Type out the data exactly as given. Skip any image.
..........
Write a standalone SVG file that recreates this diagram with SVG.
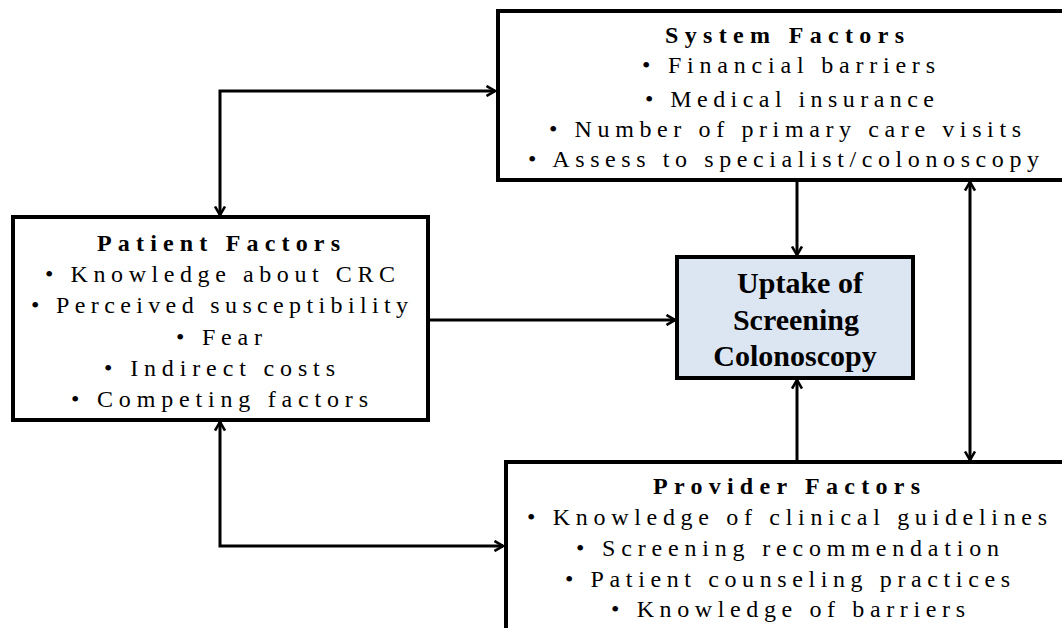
<svg xmlns="http://www.w3.org/2000/svg" width="1062" height="628" viewBox="0 0 1062 628">
<style>
.box{fill:#fff;stroke:#000;stroke-width:4}
.core{fill:#dce6f2;stroke:#000;stroke-width:4}
.t{font-family:"Liberation Serif","Times New Roman",serif;font-size:24px;fill:#000}
.h{font-family:"Liberation Serif","Times New Roman",serif;font-size:24px;font-weight:bold;fill:#000}
.u{font-family:"Liberation Serif","Times New Roman",serif;font-size:30px;font-weight:bold;fill:#000;text-anchor:middle}
.c{fill:none;stroke:#000;stroke-width:3}
</style>
<defs>
<marker id="arr" viewBox="0 0 10 12" refX="9.5" refY="6" markerWidth="10" markerHeight="12" markerUnits="userSpaceOnUse" orient="auto-start-reverse">
<path d="M1,1 L9.5,6 L1,11" fill="none" stroke="#000" stroke-width="2.6"/>
</marker>
</defs>
<g id="connectors">
<path class="c" d="M220,215 V91 H495" marker-start="url(#arr)" marker-end="url(#arr)"/>
<path class="c" d="M220,422 V546 H503" marker-start="url(#arr)" marker-end="url(#arr)"/>
<path class="c" d="M428,320 H675"  marker-end="url(#arr)"/>
<path class="c" d="M797,182 V255"  marker-end="url(#arr)"/>
<path class="c" d="M797,460 V380"  marker-end="url(#arr)"/>
<path class="c" d="M970,182 V460" marker-start="url(#arr)" marker-end="url(#arr)"/>
</g>
<g id="system">
<rect class="box" x="498" y="11" width="600" height="169"/>
<text class="h" x="665" y="43" textLength="239" lengthAdjust="spacing">System Factors</text>
<text class="t" x="642" y="73" textLength="293" lengthAdjust="spacing">•  Financial barriers</text>
<text class="t" x="645" y="107" textLength="289" lengthAdjust="spacing">• Medical insurance</text>
<text class="t" x="549" y="137" textLength="472" lengthAdjust="spacing">• Number of primary care visits</text>
<text class="t" x="528" y="167" textLength="511" lengthAdjust="spacing">•  Assess to specialist/colonoscopy</text>
</g>
<g id="patient">
<rect class="box" x="13" y="217" width="415" height="203"/>
<text class="h" x="97" y="251" textLength="243" lengthAdjust="spacing">Patient Factors</text>
<text class="t" x="45" y="282" textLength="350" lengthAdjust="spacing">• Knowledge about CRC</text>
<text class="t" x="31" y="313" textLength="377" lengthAdjust="spacing">• Perceived susceptibility</text>
<text class="t" x="176" y="345" textLength="86" lengthAdjust="spacing">• Fear</text>
<text class="t" x="104" y="376" textLength="231" lengthAdjust="spacing">•  Indirect costs</text>
<text class="t" x="71" y="407" textLength="297" lengthAdjust="spacing">•  Competing factors</text>
</g>
<g id="uptake">
<rect class="core" x="677" y="257" width="236" height="121"/>
<text class="u" x="800" y="293">Uptake of</text>
<text class="u" x="796" y="330">Screening</text>
<text class="u" x="795" y="366">Colonoscopy</text>
</g>
<g id="provider">
<rect class="box" x="506" y="462" width="600" height="200"/>
<text class="h" x="653" y="494" textLength="267" lengthAdjust="spacing">Provider Factors</text>
<text class="t" x="527" y="525" textLength="520" lengthAdjust="spacing">•  Knowledge of clinical guidelines</text>
<text class="t" x="576" y="556" textLength="423" lengthAdjust="spacing">•  Screening recommendation</text>
<text class="t" x="565" y="587" textLength="445" lengthAdjust="spacing">•  Patient counseling practices</text>
<text class="t" x="611" y="617" textLength="354" lengthAdjust="spacing">•  Knowledge of barriers</text>
</g>
</svg>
..........
_SOLUTION TO THE PROBLEM:_
Write a standalone SVG file that recreates this diagram with SVG.
<svg xmlns="http://www.w3.org/2000/svg" width="1062" height="628" viewBox="0 0 1062 628">
<style>
.box{fill:#fff;stroke:#000;stroke-width:4}
.core{fill:#dce6f2;stroke:#000;stroke-width:4}
.t{font-family:"Liberation Serif","Times New Roman",serif;font-size:24px;fill:#000}
.h{font-family:"Liberation Serif","Times New Roman",serif;font-size:24px;font-weight:bold;fill:#000}
.u{font-family:"Liberation Serif","Times New Roman",serif;font-size:30px;font-weight:bold;fill:#000;text-anchor:middle}
.c{fill:none;stroke:#000;stroke-width:3}
</style>
<defs>
<marker id="arr" viewBox="0 0 10 12" refX="9.5" refY="6" markerWidth="10" markerHeight="12" markerUnits="userSpaceOnUse" orient="auto-start-reverse">
<path d="M1,1 L9.5,6 L1,11" fill="none" stroke="#000" stroke-width="2.6"/>
</marker>
</defs>
<g id="connectors">
<path class="c" d="M220,215 V91 H495" marker-start="url(#arr)" marker-end="url(#arr)"/>
<path class="c" d="M220,422 V546 H503" marker-start="url(#arr)" marker-end="url(#arr)"/>
<path class="c" d="M428,320 H675"  marker-end="url(#arr)"/>
<path class="c" d="M797,182 V255"  marker-end="url(#arr)"/>
<path class="c" d="M797,460 V380"  marker-end="url(#arr)"/>
<path class="c" d="M970,182 V460" marker-start="url(#arr)" marker-end="url(#arr)"/>
</g>
<g id="system">
<rect class="box" x="498" y="11" width="600" height="169"/>
<text class="h" x="665" y="43" textLength="239" lengthAdjust="spacing">System Factors</text>
<text class="t" x="642" y="73" textLength="293" lengthAdjust="spacing">•  Financial barriers</text>
<text class="t" x="645" y="107" textLength="289" lengthAdjust="spacing">• Medical insurance</text>
<text class="t" x="549" y="137" textLength="472" lengthAdjust="spacing">• Number of primary care visits</text>
<text class="t" x="528" y="167" textLength="511" lengthAdjust="spacing">•  Assess to specialist/colonoscopy</text>
</g>
<g id="patient">
<rect class="box" x="13" y="217" width="415" height="203"/>
<text class="h" x="97" y="251" textLength="243" lengthAdjust="spacing">Patient Factors</text>
<text class="t" x="45" y="282" textLength="350" lengthAdjust="spacing">• Knowledge about CRC</text>
<text class="t" x="31" y="313" textLength="377" lengthAdjust="spacing">• Perceived susceptibility</text>
<text class="t" x="176" y="345" textLength="86" lengthAdjust="spacing">• Fear</text>
<text class="t" x="104" y="376" textLength="231" lengthAdjust="spacing">•  Indirect costs</text>
<text class="t" x="71" y="407" textLength="297" lengthAdjust="spacing">•  Competing factors</text>
</g>
<g id="uptake">
<rect class="core" x="677" y="257" width="236" height="121"/>
<text class="u" x="800" y="293">Uptake of</text>
<text class="u" x="796" y="330">Screening</text>
<text class="u" x="795" y="366">Colonoscopy</text>
</g>
<g id="provider">
<rect class="box" x="506" y="462" width="600" height="200"/>
<text class="h" x="653" y="494" textLength="267" lengthAdjust="spacing">Provider Factors</text>
<text class="t" x="527" y="525" textLength="520" lengthAdjust="spacing">•  Knowledge of clinical guidelines</text>
<text class="t" x="576" y="556" textLength="423" lengthAdjust="spacing">•  Screening recommendation</text>
<text class="t" x="565" y="587" textLength="445" lengthAdjust="spacing">•  Patient counseling practices</text>
<text class="t" x="611" y="617" textLength="354" lengthAdjust="spacing">•  Knowledge of barriers</text>
</g>
</svg>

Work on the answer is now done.